Maxim Gorky statue, Moscow metro


It’s pretty much impossible to avoid Maxim Gorky (1868-1936) in Moscow. In the Soviet years he was one of the great warhorses on whose backs the Soviets loaded literature, theater and culture in general. Streets, theaters, parks, film studios, you name it – they were all named after Gorky at one time. That’s come down in recent decades. (Will it go back up? We’ll have to wait and see about that. I certainly hope not.) This modest statue stands between the Chekhovskaya and (now) Tverskaya stops on the Moscow metro. It’s here because Tverskaya Street for many decades was called Gorky Street, hence, what for decades was called the Gorkovskaya metro stop is now called Tverskaya. If you think that’s confusing, that’s just one little metro stop and a street. Imagine what it’s been like for folks here to deal with all the other changes that have come with the taxing process of  historical evolution. But let me get back to the topic at hand: Maxim Gorky. Or, to be more precise, this statue of him underground.



While I stood and photographed this statue for ten minutes, maybe more, nobody looked at it of their own volition as they passed by. A few looked at me and a very few looked in the direction of where my camera was pointed, and, thus, I presume their sight randomly happened to settle briefly on the statue. But this is a weird thing about art in metros. You wonder if it doesn’t inure people to culture as much as sensitize them to it. Poor guy – if he survived being read (and probably hated) by kids in school, now he’s ignored for being that thing in between two of Moscow’s busiest metro stops. I’ll be honest, I almost forgot he was here myself. I was taking pictures of Chekhov mosaics on the Chekhovskaya stop and I was preparing to go photograph the bust of Pushkin on the way to the Pushkinskaya stop (I wrote about that in May), when I thought I’d just check to see if there was anything to shoot at the Tverskaya stop. Now, I’ve only transferred between these two stops a million times in my life. And when I saw Gorky’s head looming ahead of me as I rode the elevator up from the Chekhovskaya stop, I suddenly remembered his presence here. Still, he was less than an afterthought in my mind. Consequently, I made an effort to stop and look inside the version of Gorky that this sculptor (unknown to me) provides.
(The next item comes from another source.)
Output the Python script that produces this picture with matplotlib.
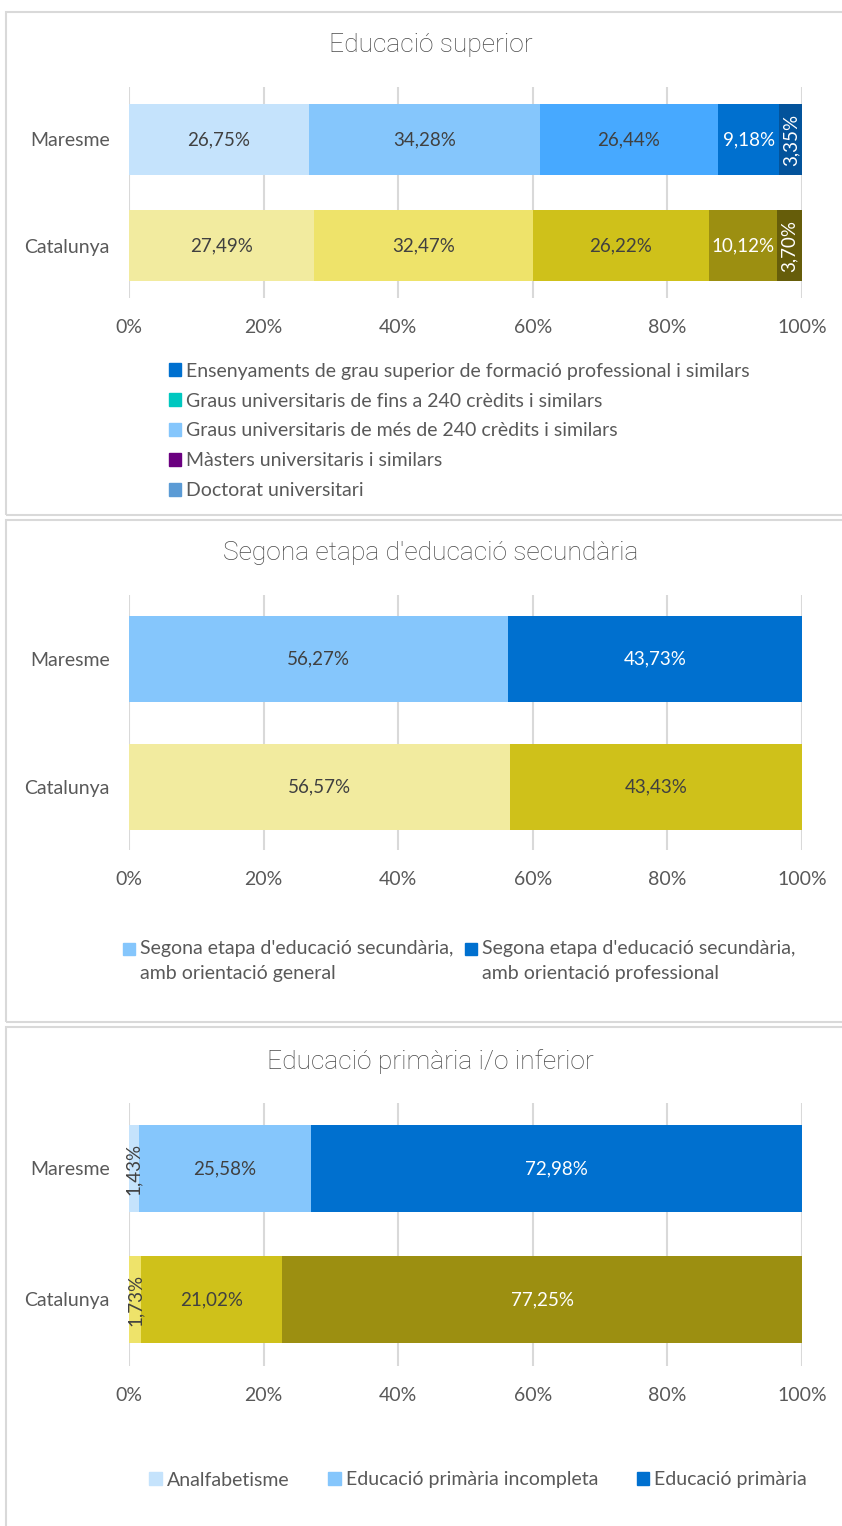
import numpy as np
import matplotlib
matplotlib.use('Agg')
import matplotlib.pyplot as plt
from matplotlib.patches import Rectangle, Patch
from matplotlib.colors import to_rgb

plt.rcParams['font.family'] = ['Lato', 'DejaVu Sans']

# dades
regions = ['Catalunya', 'Maresme']

titol1 = 'Educació superior'
maresme1 = [26.75, 34.28, 26.44, 9.18, 3.35]
catalunya1 = [27.49, 32.47, 26.22, 10.12, 3.70]
llegenda1 = ['Ensenyaments de grau superior de formació professional i similars',
             'Graus universitaris de fins a 240 crèdits i similars',
             'Graus universitaris de més de 240 crèdits i similars',
             'Màsters universitaris i similars',
             'Doctorat universitari']

titol2 = "Segona etapa d'educació secundària"
maresme2 = [56.27, 43.73]
catalunya2 = [56.57, 43.43]
llegenda2 = ["Segona etapa d'educació secundària,\namb orientació general",
             "Segona etapa d'educació secundària,\namb orientació professional"]

titol3 = 'Educació primària i/o inferior'
maresme3 = [1.43, 25.58, 72.98]
catalunya3 = [1.73, 21.02, 77.25]
llegenda3 = ['Analfabetisme', 'Educació primària incompleta', 'Educació primària']

ticks = [0, 20, 40, 60, 80, 100]

# colors
blaus = ['#C5E3FC', '#85C6FC', '#47A9FF', '#0070CF', '#03539B']
grocs = ['#F2EB9F', '#EEE36A', '#CFC11A', '#9C8F11', '#665D0A']
colors_llegenda1 = ['#0070CF', '#00C8C0', '#85C6FC', '#6B0080', '#5B9BD5']

W, H = 842, 1526
fig = plt.figure(figsize=(W / 100, H / 100), dpi=100)

GRIS = '#595959'
FOSC = '#404040'
FS = 14


def fx(px):
    return px / W


def fy(py):
    return 1 - py / H


def es_fosc(c):
    r, g, b = to_rgb(c)
    return 0.299 * r + 0.587 * g + 0.114 * b < 0.55


def panell(y0, y1):
    fig.patches.append(Rectangle((fx(6), fy(y1)), fx(900) - fx(6), fy(y0) - fy(y1),
                                 transform=fig.transFigure, fill=False,
                                 edgecolor='#D9D9D9', linewidth=1.5))


def barres(top, bottom, ylims, alt, valors_m, valors_c, cols_m, cols_c, titol, ty):
    ax = fig.add_axes([fx(129), fy(bottom), fx(802) - fx(129), fy(top) - fy(bottom)])
    ax.set_xlim(0, 100)
    ax.set_ylim(*ylims)
    for i, (vals, cols) in enumerate([(valors_c, cols_c), (valors_m, cols_m)]):
        left = 0
        for v, c in zip(vals, cols):
            ax.barh(i, v, left=left, height=alt, color=c, edgecolor='none', zorder=3)
            txt = '{:.2f}%'.format(v).replace('.', ',')
            tc = 'white' if es_fosc(c) else FOSC
            rot = 90 if v < 5 else 0
            ax.text(left + v / 2, i, txt, ha='center', va='center', color=tc,
                    fontsize=13.5, rotation=rot, zorder=4)
            left += v
    ax.set_xticks(ticks)
    ax.set_xticklabels(['{}%'.format(t) for t in ticks], fontsize=FS, color=GRIS)
    ax.set_yticks([0, 1])
    ax.set_yticklabels(regions, fontsize=FS, color=GRIS)
    ax.tick_params(length=0, pad=15)
    ax.tick_params(axis='y', pad=14)
    ax.grid(axis='x', color='#D9D9D9', linewidth=1.5, zorder=0)
    for s in ax.spines.values():
        s.set_visible(False)
    fig.text(fx(430.5), fy(ty), titol, ha='center', va='center', fontsize=19,
             color='#4A4A4A', family=['Roboto', 'DejaVu Sans'], fontweight='light')
    return ax


panell(12, 515)
panell(520, 1022)
panell(1027, 1600)

barres(87, 298, (-0.495, 1.495), 0.67, maresme1, catalunya1, blaus, grocs, titol1, 45)
barres(595, 850, (-0.49, 1.5), 0.67, maresme2, catalunya2,
       [blaus[1], blaus[3]], [grocs[0], grocs[2]], titol2, 553)
barres(1103, 1366, (-0.508, 1.5), 0.664, maresme3, catalunya3,
       [blaus[0], blaus[1], blaus[3]], [grocs[1], grocs[2], grocs[3]], titol3, 1062)

# llegenda 1
h1 = [Patch(color=c) for c in colors_llegenda1]
fig.legend(h1, llegenda1, loc='upper left', bbox_to_anchor=(fx(159), fy(353)),
           frameon=False, fontsize=FS, labelcolor=GRIS, handlelength=0.65,
           handleheight=0.65, handletextpad=0.25, labelspacing=0.66, borderpad=0)

# llegenda 2 (text en dues línies, quadre alineat amb la primera)
for xq, c, lab in zip([123, 465], [blaus[1], blaus[3]], llegenda2):
    fig.patches.append(Rectangle((fx(xq), fy(955)), fx(12), fy(943) - fy(955),
                                 transform=fig.transFigure, color=c))
    fig.text(fx(xq + 17), fy(940), lab, ha='left', va='top', fontsize=FS,
             color=GRIS, linespacing=1.6, transform=fig.transFigure)

# llegenda 3
h3 = [Patch(color=blaus[0]), Patch(color=blaus[1]), Patch(color=blaus[3])]
fig.legend(h3, llegenda3, loc='center', bbox_to_anchor=(fx(478), fy(1480)),
           frameon=False, fontsize=FS, labelcolor=GRIS, ncol=3, handlelength=0.65,
           handleheight=0.65, handletextpad=0.25, columnspacing=2.0, borderpad=0)

fig.savefig('out.png', dpi=100)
I like his youth here, he’s not yet encrusted with all the paradoxes and nasty stuff that accrued to him after he returned to the Soviet Union from self-imposed exile in 1932 at the personal invitation of Joseph Stalin. (You can guess that wasn’t the best of his life decisions.) Young as he may be though, that big head of hair has been blown by life.  The lines in the face are hard already – perhaps an anticipation of what was to come.  He looks late-twenty-something to me, maybe maybe early-thirty-something. But probably not, and he’s probably not yet a writer. Look at the books he holds in his hands – I wager those aren’t his; he’s still a reader here. The body, scrawny and gangly and exaggerated for the sake of style, is that of a student, a learner, somebody just starting out on a journey. There’s something in that I find attractive. In fact, if I’m going to like a Gorky statue – although I’m not sure that’s going to happen – it would probably be something like this one.